Strong Financial Momentum in the First Quarter
YES Bank Ltd reported significant growth in its preliminary business updates for the first quarter of the current fiscal year, with total advances climbing 18% year-on-year to reach ₹2.85 lakh crore. The Mumbai-based private lender disclosed these figures to the Bombay Stock Exchange (BSE), signaling a period of sustained credit expansion and balance sheet strengthening.
Following the announcement, shares of YES Bank saw a modest uptick, closing at ₹24.39, an increase of 0.58% or ₹0.14. This performance reflects investor confidence as the bank continues its multi-year turnaround strategy aimed at stabilizing operations and regaining market share.
Contextualizing the Turnaround
The bank’s latest performance metrics arrive at a critical juncture in its recovery trajectory. Following a massive capital infusion and management restructuring in 2020, YES Bank has focused heavily on shifting its loan book toward retail and small-to-medium enterprise (SME) segments.
This strategic pivot was designed to reduce the high-risk exposure that plagued the bank’s balance sheet in previous years. The current 18% growth in advances indicates that the lender is successfully deploying capital into these targeted growth segments while maintaining competitive interest margins.

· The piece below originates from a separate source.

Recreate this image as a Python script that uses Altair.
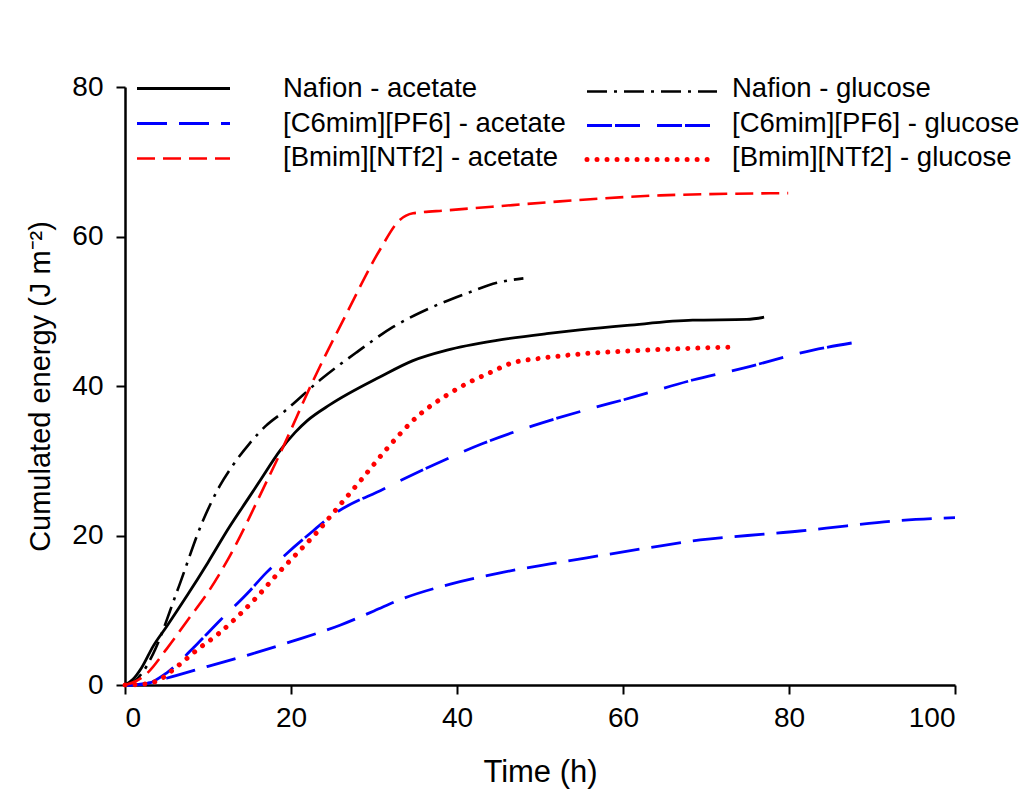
import altair as alt
import pandas as pd

# ---- data ----
series_names = [
    "Nafion - acetate",
    "Nafion - glucose",
    "[C6mim][PF6] - acetate",
    "[C6mim][PF6] - glucose",
    "[Bmim][NTf2] - acetate",
    "[Bmim][NTf2] - glucose",
]

nafion_acetate_t = [0, 1, 2, 3.4, 5, 7.5, 10, 12.5, 15, 16.3, 18.7, 20.5, 22, 24.7, 30.7, 34.7, 38.8, 44.8, 50.8, 54.8, 60.5, 68.4, 74.9, 77]
nafion_acetate_e = [0, 0.8, 2.3, 5.2, 7.8, 12.0, 16.4, 21.0, 25.2, 27.4, 31.4, 33.8, 35.4, 37.5, 41.2, 43.4, 44.8, 46.1, 47.0, 47.5, 48.1, 48.8, 48.9, 49.2]

nafion_glucose_t = [0, 1, 2, 3.4, 6.3, 9.4, 11.4, 13, 15, 17, 19.3, 23.5, 27.9, 32.3, 36.7, 41.2, 44.8, 48]
nafion_glucose_e = [0, 0.4, 1.5, 4.2, 12.6, 22.0, 26.6, 29.4, 32.3, 34.7, 36.7, 40.8, 44.5, 47.9, 50.4, 52.4, 53.8, 54.4]

c6_acetate_t = [0, 2, 4, 5, 10, 15.4, 20, 25.9, 30, 33.1, 39.2, 45.2, 51.2, 57.2, 63.3, 69.3, 75, 81.3, 87, 93.4, 100]
c6_acetate_e = [0, 0.1, 0.6, 0.9, 2.5, 4.2, 5.8, 8.0, 9.9, 11.4, 13.5, 15.0, 16.2, 17.3, 18.4, 19.4, 20.0, 20.6, 21.3, 22.0, 22.4]

c6_glucose_t = [0, 2, 3, 5, 8.7, 11.5, 14.7, 17, 19.5, 22, 25.1, 31.1, 37.1, 43.1, 49.2, 55.2, 61.2, 68.4, 74.5, 82.9, 88.9]
c6_glucose_e = [0, 0.1, 0.3, 1.6, 5.5, 8.7, 12.2, 15.0, 17.6, 20.0, 22.8, 26.2, 29.4, 32.3, 34.7, 36.7, 38.5, 40.8, 42.4, 44.8, 46.0]

bmim_acetate_t = [0, 1.3, 2.6, 5, 7.5, 10, 12.3, 17.1, 18.7, 22.7, 26.7, 30.7, 33.1, 34.7, 38.8, 46.7, 52.4, 64.5, 79.9]
bmim_acetate_e = [0, 0.5, 1.5, 4.8, 8.6, 12.4, 16.6, 27.3, 31.0, 40.8, 49.7, 58.2, 62.2, 63.1, 63.5, 64.2, 64.7, 65.5, 65.8]

bmim_glucose_t = [0, 2, 3.8, 6.3, 8.8, 11.2, 13.6, 16, 18.4, 20.8, 23.1, 25.3, 28.5, 31.7, 35.2, 38.8, 41.3, 44, 46.4, 50, 54, 62.9, 72.9]
bmim_glucose_e = [0, 0.1, 0.5, 2.5, 4.8, 6.8, 9.2, 11.9, 14.9, 17.7, 20.4, 23.3, 27.5, 31.8, 35.9, 38.8, 40.4, 41.8, 43.0, 43.7, 44.2, 44.8, 45.2]

x_ticks = [0, 20, 40, 60, 80, 100]
y_ticks = [0, 20, 40, 60, 80]

all_t = [nafion_acetate_t, nafion_glucose_t, c6_acetate_t, c6_glucose_t, bmim_acetate_t, bmim_glucose_t]
all_e = [nafion_acetate_e, nafion_glucose_e, c6_acetate_e, c6_glucose_e, bmim_acetate_e, bmim_glucose_e]

rows = []
for name, ts, es in zip(series_names, all_t, all_e):
    for t, e in zip(ts, es):
        rows.append({"series": name, "t": t, "e": e})
df = pd.DataFrame(rows)

# ---- styles ----
colors = ["black", "black", "#0000ff", "#0000ff", "#ff0000", "#ff0000"]
dashes = [None, [20, 7, 3, 7], [30, 12], [25, 3, 25, 17], [18, 8], [0.01, 10]]
widths = [2.8, 2.6, 2.8, 2.8, 2.6, 5]
caps = ["butt", "butt", "butt", "butt", "butt", "round"]

W, H = 830, 598
xs = alt.Scale(domain=[0, 100], nice=False, zero=True)
ys = alt.Scale(domain=[0, 80], nice=False, zero=True)

layers = []
for i, name in enumerate(series_names):
    kw = dict(color=colors[i], strokeWidth=widths[i], strokeCap=caps[i], clip=False,
              interpolate="monotone")
    if dashes[i] is not None:
        kw["strokeDash"] = dashes[i]
    enc = dict(
        x=alt.X("t:Q", scale=xs,
                axis=alt.Axis(values=x_ticks, title="Time (h)", titlePadding=25,
                              labelPadding=10, titleFontSize=31)),
        y=alt.Y("e:Q", scale=ys,
                axis=alt.Axis(values=y_ticks, title="Cumulated energy (J m⁻²)",
                              titlePadding=16, labelPadding=13, titleFontSize=29)),
        order="t:Q",
    )
    layers.append(
        alt.Chart(df).transform_filter(alt.datum.series == name).mark_line(**kw).encode(**enc)
    )

# ---- manual legend (two columns, three rows) ----
for i, name in enumerate(series_names):
    col = i % 2
    row = i // 2
    if col == 0:
        x1, x2, tx = 12, 105, 158
        ly = 1.5 + 35 * row
    else:
        x1, x2, tx = 462, 592, 607
        ly = 4.5 + 34 * row
    ty = 2 + 34.5 * row
    kw = dict(color=colors[i], strokeWidth=widths[i], strokeCap=caps[i])
    if dashes[i] is not None:
        kw["strokeDash"] = dashes[i]
    ldf = pd.DataFrame({"label": [name]})
    layers.append(
        alt.Chart(ldf).mark_rule(**kw).encode(
            x=alt.value(x1), x2=alt.value(x2), y=alt.value(ly)
        )
    )
    layers.append(
        alt.Chart(ldf).mark_text(
            align="left", baseline="middle", font="Liberation Sans", fontSize=27.5, color="black"
        ).encode(x=alt.value(tx), y=alt.value(ty), text="label:N")
    )

chart = alt.layer(*layers).properties(
    width=W, height=H,
    autosize=alt.AutoSizeParams(type="none"),
    padding={"left": 117, "top": 79, "right": 68, "bottom": 104},
    background="white",
).configure_view(stroke=None).configure_axis(
    grid=False,
    domainColor="black",
    domainWidth=2.5,
    tickColor="black",
    tickWidth=2,
    tickSize=9,
    labelFont="Liberation Sans",
    labelFontSize=28,
    labelColor="black",
    titleFont="Liberation Sans",
    titleFontWeight="normal",
    titleColor="black",
)

chart.save("out.html", embed_options={"renderer": "svg", "actions": False})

Analyzing the Deposit and Loan Growth
Beyond the rise in advances, YES Bank also reported a 14% year-on-year growth in deposits, which reached ₹2.64 lakh crore. A stable and growing deposit base is essential for the bank to maintain a healthy Liquidity Coverage Ratio (LCR) and provide the necessary funding for its expanding loan portfolio.
Industry analysts point out that the bank’s ability to grow deposits at this pace suggests improving customer trust and a strengthened brand presence. Furthermore, the bank’s Credit-to-Deposit ratio remains a key metric for investors to monitor as the lender balances aggressive lending with prudent risk management practices.
Expert Perspectives and Market Implications
Financial analysts note that the bank’s consistent growth in both segments validates the current management’s focus on granular loan book expansion. “The ability to scale advances while simultaneously growing the deposit base is a hallmark of a stabilizing financial institution,” noted an analyst from a leading brokerage firm.
However, the industry faces broader headwinds, including fluctuating interest rates and the RBI’s tightening stance on unsecured lending. YES Bank must navigate these macroeconomic pressures while ensuring that its asset quality remains robust, particularly as the loan book grows in volume.
Future Outlook and Key Indicators
The implications of this growth suggest that YES Bank is moving toward a more sustainable operating model, potentially leading to improved profitability in coming quarters. Investors and stakeholders will be looking closely at the upcoming detailed quarterly financial results to assess net interest margins (NIMs) and provision coverage ratios.
Moving forward, the primary focus for the bank will be the sustainability of this credit growth and the management of non-performing assets (NPAs). Market watchers are now waiting to see if this momentum can be maintained in the second quarter, especially as the bank continues to integrate digital-first banking solutions to lower its cost-to-income ratio.